So (I was asking, here)--when do we make first contact with our children? Did they exist way back when they were developing in the womb, or do they come into existence only once they are conscious selves or full persons? I'm not quite at the "full conviction" stage yet, but I'm finding Eric Olson very persuasive. His book The Human Animal: Personal Identity without Psychology is a thing of loveliness--clear, novel, interesting, and ever so subtly funny. (I even like the dedication: "to unemployed philosophers"!) A short version of the core argument is here, and there's a very interesting and amusing interview with Olson here.
Obviously something very important happens when a fetus starts to have conscious feelings--probably some time between 20 and 30 weeks. Another important milestone is when an infant or child starts to have the capacities we associate with personhood--self-awareness, rationality, and the like. It's only at that point that a being exists who can remember its past experiences and/or in other ways maintain a continuous mental life.
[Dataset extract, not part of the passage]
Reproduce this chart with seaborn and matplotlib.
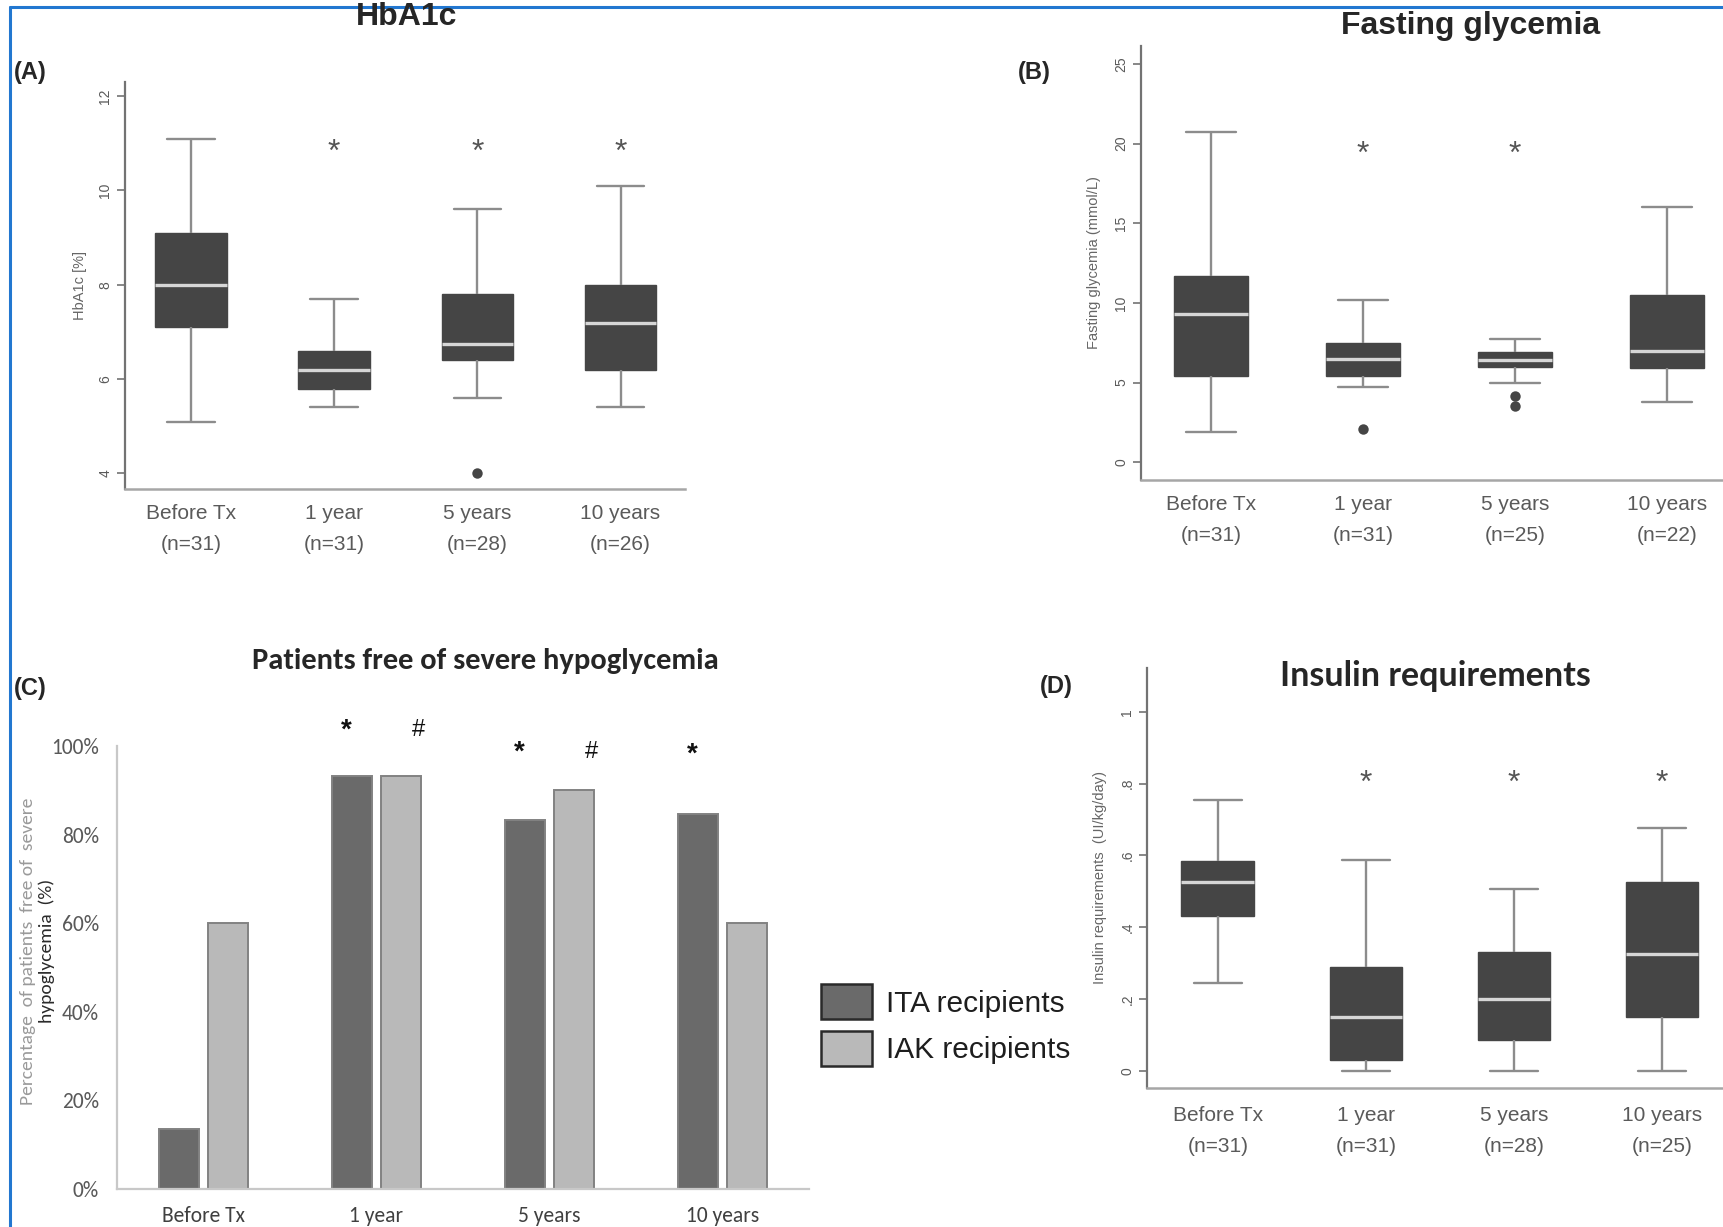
import numpy as np
import pandas as pd
import matplotlib
matplotlib.use("Agg")
import matplotlib.pyplot as plt
from matplotlib import font_manager
from matplotlib.lines import Line2D
import seaborn as sns

# ---------------------------------------------------------------- data
periods = ["Before Tx", "1 year", "5 years", "10 years"]

# (A) HbA1c [%] - five-number summaries per period
hba1c_n = [31, 31, 28, 26]
hba1c_low = [5.1, 5.4, 5.6, 5.4]
hba1c_q1 = [7.1, 5.8, 6.4, 6.2]
hba1c_median = [8.0, 6.2, 6.75, 7.2]
hba1c_q3 = [9.1, 6.6, 7.8, 8.0]
hba1c_high = [11.1, 7.7, 9.6, 10.1]
hba1c_outlier_period = ["5 years"]
hba1c_outlier_value = [4.0]
hba1c_signif = ["", "*", "*", "*"]

# (B) fasting glycemia (mmol/L)
glyc_n = [31, 31, 25, 22]
glyc_low = [1.9, 4.7, 5.0, 3.8]
glyc_q1 = [5.4, 5.4, 6.0, 5.9]
glyc_median = [9.3, 6.5, 6.4, 7.0]
glyc_q3 = [11.7, 7.5, 6.9, 10.5]
glyc_high = [20.7, 10.2, 7.75, 16.0]
glyc_outlier_period = ["1 year", "5 years", "5 years"]
glyc_outlier_value = [2.1, 4.15, 3.5]
glyc_signif = ["", "*", "*", ""]

# (C) patients free of severe hypoglycemia (%)
hypo_groups = ["ITA recipients", "IAK recipients"]
hypo_ita = [13.5, 93.3, 83.4, 84.7]
hypo_iak = [60.0, 93.3, 90.0, 60.0]
hypo_ita_signif = ["", "*", "*", "*"]
hypo_iak_signif = ["", "#", "#", ""]

# (D) insulin requirements (UI/kg/day)
insulin_n = [31, 31, 28, 25]
insulin_low = [0.245, 0.0, 0.0, 0.0]
insulin_q1 = [0.43, 0.03, 0.085, 0.15]
insulin_median = [0.525, 0.15, 0.20, 0.325]
insulin_q3 = [0.585, 0.29, 0.33, 0.525]
insulin_high = [0.755, 0.588, 0.507, 0.677]
insulin_signif = ["", "*", "*", "*"]

# ---------------------------------------------------------------- style
sns.set_style("white")


def pick_font(*names):
    installed = {f.name for f in font_manager.fontManager.ttflist}
    for n in names:
        if n in installed:
            return n
    return "DejaVu Sans"


ARIAL = pick_font("Liberation Sans", "Arimo", "DejaVu Sans")
NARROW = pick_font("Liberation Sans Narrow", "Lato", "Liberation Sans")
CALIBRI = pick_font("Carlito", "Lato", "Liberation Sans")
plt.rcParams["font.family"] = [ARIAL, "DejaVu Sans"]

W, H = 1724, 1227
fig = plt.figure(figsize=(W / 100, H / 100), dpi=100)
fig.patch.set_facecolor("white")


def axes_px(left, top, right, bottom):
    """Create axes from pixel edges measured from the top-left corner."""
    return fig.add_axes([left / W, 1 - bottom / H, (right - left) / W, (bottom - top) / H])


def ftext(x, y, s, **kw):
    return fig.text(x / W, 1 - y / H, s, **kw)


BOX_FILL = "#454545"
WHISKER = "#8c8c8c"
AXIS_GREY = "#737373"
LABEL_GREY = "#5a5a5a"


def five_number_frame(low, q1, med, q3, high):
    rows = []
    for p, vals in zip(periods, zip(low, q1, med, q3, high)):
        for v in vals:
            rows.append({"period": p, "value": v})
    return pd.DataFrame(rows)


def stata_boxplot(ax, frame, out_period, out_value, width):
    sns.boxplot(
        data=frame, x="period", y="value", order=periods, whis=(0, 100),
        width=width, color=BOX_FILL, linecolor=BOX_FILL, ax=ax,
        capwidths=width * 0.66,
        boxprops=dict(facecolor=BOX_FILL, edgecolor=BOX_FILL, linewidth=1),
        medianprops=dict(color="#d6d6d6", linewidth=2.4),
        whiskerprops=dict(color=WHISKER, linewidth=1.7),
        capprops=dict(color=WHISKER, linewidth=1.7),
    )
    if out_value:
        sns.stripplot(x=out_period, y=out_value, order=periods, jitter=False,
                      color=BOX_FILL, size=7.5, linewidth=0, ax=ax)


def stata_axes(ax, xlim, ylim, yticks, yticklabels, ylabel, ns, ylabel_pad):
    ax.set_xlim(*xlim)
    ax.set_ylim(*ylim)
    ax.set_facecolor("white")
    ax.set_yticks(yticks)
    ax.set_yticklabels(yticklabels, rotation=90, va="center", fontsize=10,
                       color=LABEL_GREY)
    ax.set_xticks(range(len(periods)))
    ax.set_xticklabels([f"{p}\n(n={k})" for p, k in zip(periods, ns)],
                       linespacing=1.8, fontsize=15, color=LABEL_GREY)
    ax.tick_params(axis="x", length=0, pad=11)
    ax.tick_params(axis="y", length=6, width=1.2, color=AXIS_GREY, pad=3, left=True)
    for s in ("top", "right"):
        ax.spines[s].set_visible(False)
    ax.spines["left"].set_color(AXIS_GREY)
    ax.spines["left"].set_linewidth(1.6)
    ax.spines["bottom"].set_color("#a6a6a6")
    ax.spines["bottom"].set_linewidth(1.8)
    ax.set_xlabel("")
    ax.set_ylabel(ylabel, fontsize=10.5, color="#666666", labelpad=ylabel_pad)


def stars(ax, marks, y, size=23):
    for i, m in enumerate(marks):
        if m:
            ax.text(i, y, m, ha="center", va="center", fontsize=size,
                    color="#555555", fontfamily=ARIAL)


# ---------------------------------------------------------------- (A) HbA1c
axA = axes_px(125, 82, 685, 489)
stata_boxplot(axA, five_number_frame(hba1c_low, hba1c_q1, hba1c_median, hba1c_q3, hba1c_high),
              hba1c_outlier_period, hba1c_outlier_value, 0.5)
stata_axes(axA, (-0.46, 3.45), (3.67, 12.3), [4, 6, 8, 10, 12],
           ["4", "6", "8", "10", "12"], "HbA1c [%]", hba1c_n, 8)
stars(axA, hba1c_signif, 10.8)
ftext(407, 17, "HbA1c", ha="center", va="center", fontsize=23, fontweight="bold")
ftext(14, 73, "(A)", ha="left", va="center", fontsize=17, fontweight="bold")

# ---------------------------------------------------------------- (B) fasting glycemia
axB = axes_px(1141, 46, 1724, 480)
stata_boxplot(axB, five_number_frame(glyc_low, glyc_q1, glyc_median, glyc_q3, glyc_high),
              glyc_outlier_period, glyc_outlier_value, 0.49)
stata_axes(axB, (-0.46, 3.375), (-1.12, 26.13), [0, 5, 10, 15, 20, 25],
           ["0", "5", "10", "15", "20", "25"], "Fasting glycemia (mmol/L)", glyc_n, 10)
stars(axB, glyc_signif, 19.3)
ftext(1471, 26, "Fasting glycemia", ha="center", va="center", fontsize=23, fontweight="bold")
ftext(1018, 72, "(B)", ha="left", va="center", fontsize=17, fontweight="bold")

# ---------------------------------------------------------------- (C) severe hypoglycemia
axC = axes_px(117, 746, 809, 1189)
hypo = pd.DataFrame({
    "period": periods * 2,
    "group": [hypo_groups[0]] * 4 + [hypo_groups[1]] * 4,
    "pct": hypo_ita + hypo_iak,
})
sns.barplot(data=hypo, x="period", y="pct", hue="group", order=periods,
            hue_order=hypo_groups, palette=["#6a6a6a", "#b9b9b9"], saturation=1,
            width=0.57, gap=0.2, edgecolor="#828282", linewidth=1.4,
            errorbar=None, ax=axC)
axC.set_xlim(-0.5, 3.5)
axC.set_ylim(0, 100)
axC.set_yticks(range(0, 101, 20))
axC.set_yticklabels([f"{v}%" for v in range(0, 101, 20)], fontsize=15.5,
                    color="#595959", fontfamily=CALIBRI)
axC.set_xticks(range(len(periods)))
axC.set_xticklabels(periods, fontsize=15.5, color="#404040", fontfamily=CALIBRI)
axC.tick_params(axis="both", length=0)
axC.tick_params(axis="y", pad=13)
axC.tick_params(axis="x", pad=12)
for s in ("top", "right"):
    axC.spines[s].set_visible(False)
for s in ("left", "bottom"):
    axC.spines[s].set_color("#c8c8c8")
    axC.spines[s].set_linewidth(1.6)
axC.set_xlabel("")
axC.set_ylabel("")

dodge = 0.57 / 4
for i in range(len(periods)):
    if hypo_ita_signif[i]:
        axC.text(i - dodge - 0.03, 103.5 if i == 1 else 98.6 if i == 2 else 98.0,
                 hypo_ita_signif[i], ha="center", va="center", fontsize=20,
                 fontweight="bold", color="#111111")
    if hypo_iak_signif[i]:
        axC.text(i + dodge + 0.1, 103.5 if i == 1 else 98.6,
                 hypo_iak_signif[i], ha="center", va="center", fontsize=17,
                 color="#111111")

legC = axC.get_legend()
handles = legC.legend_handles
labels = [t.get_text() for t in legC.get_texts()]
leg = axC.legend(handles, labels, loc="upper left",
                 bbox_to_anchor=(821 / W, 1 - 984 / H), bbox_transform=fig.transFigure,
                 frameon=False, prop=dict(family=ARIAL, size=21.5),
                 handlelength=1.72, handleheight=1.45, handletextpad=0.45,
                 labelspacing=0.38, borderpad=0, borderaxespad=0)
for p in leg.get_patches():
    p.set_edgecolor("#2a2a2a")
    p.set_linewidth(1.8)
for t in leg.get_texts():
    t.set_color("#1e1e1e")

ftext(485, 661, "Patients free of severe hypoglycemia", ha="center", va="center",
      fontsize=22, fontweight="bold", fontfamily=CALIBRI)
ftext(14, 688, "(C)", ha="left", va="center", fontsize=17, fontweight="bold")
ftext(28, 951, "Percentage  of patients  free of  severe", rotation=90, ha="center",
      va="center", fontsize=14, color="#9a9a9a", fontfamily=CALIBRI)
ftext(47, 951, "hypoglycemia  (%)", rotation=90, ha="center", va="center",
      fontsize=14, color="#2a2a2a", fontfamily=CALIBRI)

# ---------------------------------------------------------------- (D) insulin requirements
axD = axes_px(1147, 668, 1724, 1088)
stata_boxplot(axD, five_number_frame(insulin_low, insulin_q1, insulin_median, insulin_q3, insulin_high),
              [], [], 0.49)
stata_axes(axD, (-0.478, 3.42), (-0.048, 1.122), [0, 0.2, 0.4, 0.6, 0.8, 1.0],
           ["0", ".2", ".4", ".6", ".8", "1"], "Insulin requirements  (UI/kg/day)",
           insulin_n, 10)
axD.tick_params(axis="x", pad=13)
stars(axD, insulin_signif, 0.8)
ftext(1435, 676, "Insulin requirements", ha="center", va="center", fontsize=24.5,
      fontweight="bold", fontfamily=NARROW)
ftext(1040, 686, "(D)", ha="left", va="center", fontsize=17, fontweight="bold")

# ---------------------------------------------------------------- frame
fig.add_artist(Line2D([10 / W, 1], [1 - 7 / H, 1 - 7 / H], color="#2277d0",
                      linewidth=2.2, transform=fig.transFigure))
fig.add_artist(Line2D([10 / W, 10 / W], [0, 1 - 7 / H], color="#2277d0",
                      linewidth=2.2, transform=fig.transFigure))

fig.savefig("out.png", dpi=100, facecolor="white")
The dominant view of personal identity, the psychological view, says that something even more
monumental happens as these important mental powers set in: a whole new
entity comes into existence. Before one of these crucial mental milestones, only an organism existed, but not my son, not my daughter.
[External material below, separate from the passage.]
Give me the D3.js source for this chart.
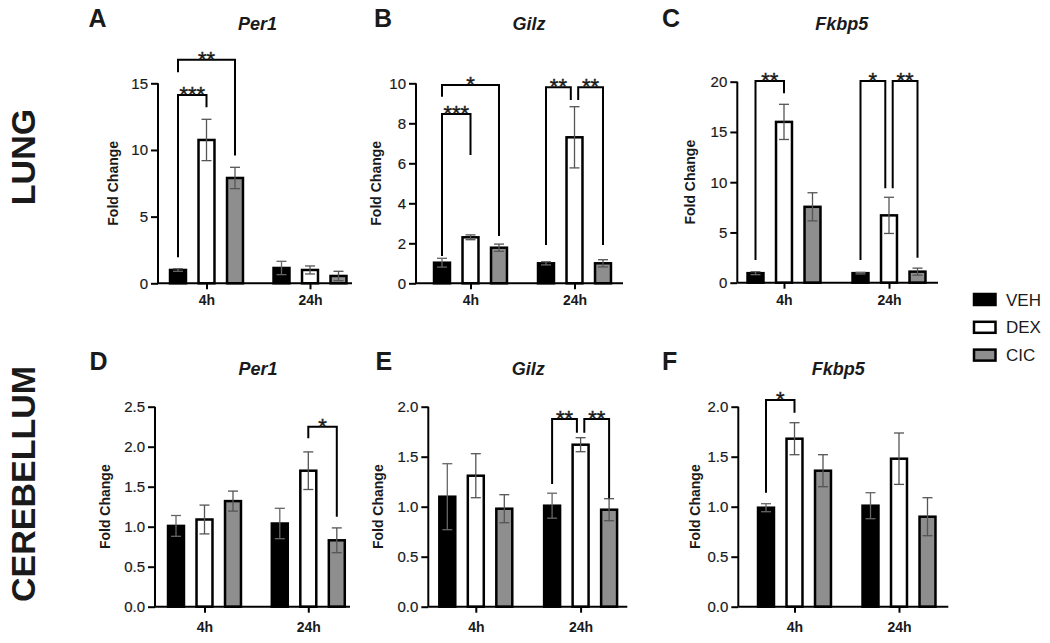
<!DOCTYPE html>
<html><head><meta charset="utf-8">
<script src="https://cdn.jsdelivr.net/npm/d3@7"></script>
<style>
body{margin:0;background:#fff}
svg{display:block}
text{font-family:"Liberation Sans",Arial,Helvetica,sans-serif;fill:#1a1a1a}
</style>
</head><body>
<svg id="c" width="1050" height="643"></svg>
<script>
// ---------------- data ----------------
const groups = ["4h", "24h"];
const series = ["VEH", "DEX", "CIC"];
const genes = ["Per1", "Gilz", "Fkbp5"];
const tissues = ["LUNG", "CEREBELLUM"];
const letters = ["A", "B", "C", "D", "E", "F"];
const yMax = [15, 10, 20, 2.5, 2, 2];
const yStep = [5, 2, 5, 0.5, 0.5, 0.5];

// mean values [group][series]
const lungPer1Mean  = [[1.00, 10.75, 7.90], [1.15, 1.00, 0.55]];
const lungPer1Err   = [[0.10, 1.55, 0.80], [0.50, 0.30, 0.35]];
const lungGilzMean  = [[1.03, 2.30, 1.78], [1.00, 7.30, 1.00]];
const lungGilzErr   = [[0.22, 0.12, 0.18], [0.08, 1.53, 0.18]];
const lungFkbp5Mean = [[0.95, 16.0, 7.55], [0.95, 6.70, 1.10]];
const lungFkbp5Err  = [[0.15, 1.75, 1.40], [0.08, 1.80, 0.35]];
const cerePer1Mean  = [[1.01, 1.09, 1.32], [1.04, 1.70, 0.83]];
const cerePer1Err   = [[0.13, 0.18, 0.125], [0.19, 0.235, 0.155]];
const cereGilzMean  = [[1.10, 1.31, 0.98], [1.01, 1.62, 0.97]];
const cereGilzErr   = [[0.33, 0.22, 0.14], [0.125, 0.07, 0.11]];
const cereFkbp5Mean = [[0.99, 1.68, 1.36], [1.01, 1.48, 0.90]];
const cereFkbp5Err  = [[0.04, 0.16, 0.16], [0.13, 0.257, 0.19]];

const means = [lungPer1Mean, lungGilzMean, lungFkbp5Mean, cerePer1Mean, cereGilzMean, cereFkbp5Mean];
const errs  = [lungPer1Err, lungGilzErr, lungFkbp5Err, cerePer1Err, cereGilzErr, cereFkbp5Err];

// significance: [panel, group, fromSeries, toSeries, bracketLevel, leftLegEnd, rightLegEnd, label]
const sigBrackets = [
  [0, 0, 0, 1, 14.13, 1.95, 13.2, "***"],
  [0, 0, 0, 2, 16.76, 15.83, 9.58, "**"],
  [1, 0, 0, 1, 8.47, 1.37, 6.42, "***"],
  [1, 0, 0, 2, 9.92, 9.33, 2.37, "*"],
  [1, 1, 0, 1, 9.8, 1.92, 9.17, "**"],
  [1, 1, 1, 2, 9.8, 9.17, 1.92, "**"],
  [2, 0, 0, 1, 20.07, 2.26, 18.85, "**"],
  [2, 1, 0, 1, 20.07, 2.26, 9.39, "*"],
  [2, 1, 1, 2, 20.07, 9.39, 2.49, "**"],
  [3, 1, 1, 2, 2.25, 2.105, 1.125, "*"],
  [4, 1, 0, 1, 1.877, 1.227, 1.74, "**"],
  [4, 1, 1, 2, 1.877, 1.74, 1.084, "**"],
  [5, 0, 0, 1, 2.067, 1.14, 1.94, "*"]
];

// ---------------- layout ----------------
const layout = [
  {x0:158,   x1:352,   y0:283.3, yt:83.3,  g:[206.5,310],   lab:40, fs:15, tx:257.5, lx:88.5},
  {x0:416,   x1:623,   y0:283.3, yt:83.3,  g:[470.5,574.5], lab:35, fs:15, tx:529,   lx:374},
  {x0:737.3, x1:938,   y0:282.7, yt:81.7,  g:[784,889],     lab:42, fs:15, tx:841.7, lx:662},
  {x0:155,   x1:350,   y0:606.7, yt:406.7, g:[204.5,308.3], lab:45, fs:15, tx:258,   lx:89.5},
  {x0:428.3, x1:627.3, y0:606.7, yt:406.7, g:[475.8,580.6], lab:45, fs:15, tx:528.3, lx:375.5},
  {x0:738.3, x1:948.3, y0:606.7, yt:406.7, g:[794.5,899],   lab:38, fs:15, tx:838.3, lx:662}
];
const fills = {VEH:"#000000", DEX:"#ffffff", CIC:"#8e8e8e"};

const svg = d3.select("#c");

means.forEach((m, p) => {
  const L = layout[p];
  const top = p < 3;
  const g = svg.append("g");
  const x = d3.scalePoint().domain(groups).range(L.g);
  const xs = d3.scaleBand().domain(series).range([-42.75, 42.75]).paddingInner(0.44).paddingOuter(0.22);
  const y = d3.scaleLinear().domain([0, yMax[p]]).range([L.y0, L.yt]);
  const bw = xs.bandwidth();
  const cx = (gi, si) => x(groups[gi]) + xs(series[si]) + bw / 2;

  // bars
  m.forEach((row, gi) => {
    row.forEach((v, si) => {
      g.append("rect")
        .attr("x", cx(gi, si) - bw / 2)
        .attr("y", y(v))
        .attr("width", bw)
        .attr("height", y(0) - y(v))
        .attr("fill", fills[series[si]])
        .attr("stroke", "#000")
        .attr("stroke-width", 2.5);
    });
  });
  // error bars
  m.forEach((row, gi) => {
    row.forEach((v, si) => {
      const e = errs[p][gi][si];
      const c = cx(gi, si);
      const col = si === 0 ? "#666" : "#555";
      const eg = g.append("g").attr("stroke", col).attr("stroke-width", 1.3);
      eg.append("line").attr("x1", c).attr("x2", c).attr("y1", y(v + e)).attr("y2", y(Math.max(0, v - e)));
      eg.append("line").attr("x1", c - 5).attr("x2", c + 5).attr("y1", y(v + e)).attr("y2", y(v + e));
      if (v - e > 0) eg.append("line").attr("x1", c - 5).attr("x2", c + 5).attr("y1", y(v - e)).attr("y2", y(v - e));
    });
  });

  // axes
  const ya = d3.axisLeft(y).tickValues(d3.range(0, yMax[p] + 1e-9, yStep[p]))
    .tickFormat(top ? d3.format("d") : d3.format(".1f")).tickSizeInner(7).tickSizeOuter(0).tickPadding(3);
  const yg = g.append("g").attr("transform", `translate(${L.x0},0)`).call(ya);
  yg.select(".domain").attr("stroke-width", 2).attr("d", `M0,${L.y0}V${L.yt}`);
  yg.selectAll(".tick line").attr("stroke-width", 2);
  yg.selectAll(".tick text").attr("font-size", L.fs).attr("fill", "#1a1a1a")
    .attr("stroke", "#1a1a1a").attr("stroke-width", 0.2)
    .style("font-family", '"Liberation Sans",Arial,sans-serif');

  const xa = d3.axisBottom(d3.scalePoint().domain(groups).range(L.g.map(v => v - L.x0))).tickSizeInner(6).tickSizeOuter(0).tickPadding(top ? 6 : 9);
  const xg = g.append("g").attr("transform", `translate(${L.x0},${L.y0})`).call(xa);
  xg.select(".domain").attr("stroke-width", 2).attr("d", `M0,0H${L.x1 - L.x0}`);
  xg.selectAll(".tick line").attr("stroke-width", 2);
  xg.selectAll(".tick text").attr("font-size", 14).attr("font-weight", "bold").attr("fill", "#1a1a1a").style("font-family", '"Liberation Sans",Arial,sans-serif');

  // y label
  g.append("text")
    .attr("transform", `translate(${L.x0 - L.lab},${(L.y0 + L.yt) / 2}) rotate(-90)`)
    .attr("text-anchor", "middle").attr("font-size", 14).attr("font-weight", "bold")
    .text("Fold Change");

  // title
  g.append("text").attr("x", L.tx).attr("y", top ? 30 : 375).attr("text-anchor", "middle")
    .attr("font-size", 18).attr("font-weight", "bold").attr("font-style", "italic").text(genes[p % 3]);
  // letter
  g.append("text").attr("x", L.lx).attr("y", top ? 27 : 370)
    .attr("font-size", 25).attr("font-weight", "bold").text(letters[p]);

  // brackets
  const mine = sigBrackets.filter(b => b[0] === p);
  mine.forEach(b => {
    const [, gi, a, c, lvl, le, re, lab] = b;
    let xa1 = cx(gi, a), xa2 = cx(gi, c);
    // nudge when a bar is shared by two adjacent brackets
    mine.forEach(o => {
      if (o === b || o[1] !== gi) return;
      if (o[2] === c && o[3] > c) xa2 -= 3.7;
      if (o[3] === a && o[2] < a) xa1 += 3.7;
    });
    const by = y(lvl);
    g.append("path")
      .attr("d", `M${xa1},${y(le)}V${by}H${xa2}V${y(re)}`)
      .attr("fill", "none").attr("stroke", "#000").attr("stroke-width", 2);
    g.append("text").attr("x", (xa1 + xa2) / 2).attr("y", by + 7)
      .attr("text-anchor", "middle").attr("font-size", 22)
      .attr("stroke", "#1a1a1a").attr("stroke-width", 0.4).text(lab);
  });
});

// row titles
[[157, tissues[0]], [484, tissues[1]]].forEach(([cy, t]) => {
  svg.append("text").attr("transform", `translate(35,${cy}) rotate(-90)`)
    .attr("text-anchor", "middle").attr("font-size", 34).attr("font-weight", "bold")
    .attr("fill", "#222").text(t);
});

// legend
const leg = svg.append("g");
series.forEach((s, i) => {
  const yy = 294 + i * 27.8;
  leg.append("rect").attr("x", 974).attr("y", yy).attr("width", 21.5).attr("height", 11)
    .attr("fill", fills[s]).attr("stroke", "#000").attr("stroke-width", 2.5);
  leg.append("text").attr("x", 1006).attr("y", yy + 11.5).attr("font-size", 17).text(s);
});
</script>
</body></html>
No doubt it makes good sense that we see these milestones as extremely significant, but should we really think of them as ontologically significant--i.e. as moments when something new pops into existence? Olson says no. Each of us is an organism, an animal, and we start to exist soon after conception. More on all of that when I've finished his book ....
And now for something new. I'm visiting the Creation Evidence Museum in Glen Rose, Texas today. Perhaps I'll come back with something to say about it.
1 comment:
"When someone lapses into a persistent vegetative state, his friends and
relatives may conclude that his life no longer has any value. They may even conclude
that he has ceased to exist as a person. But they don't ordinarily suppose that their loved
one no longer exists at all, and that the living organism on the hospital bed is something
numerically different from him--even when they come to believe that there is no mental
continuity between the vegetable and the person."
They may not suppose their loved one no longer exists at all, but that is because they are confused.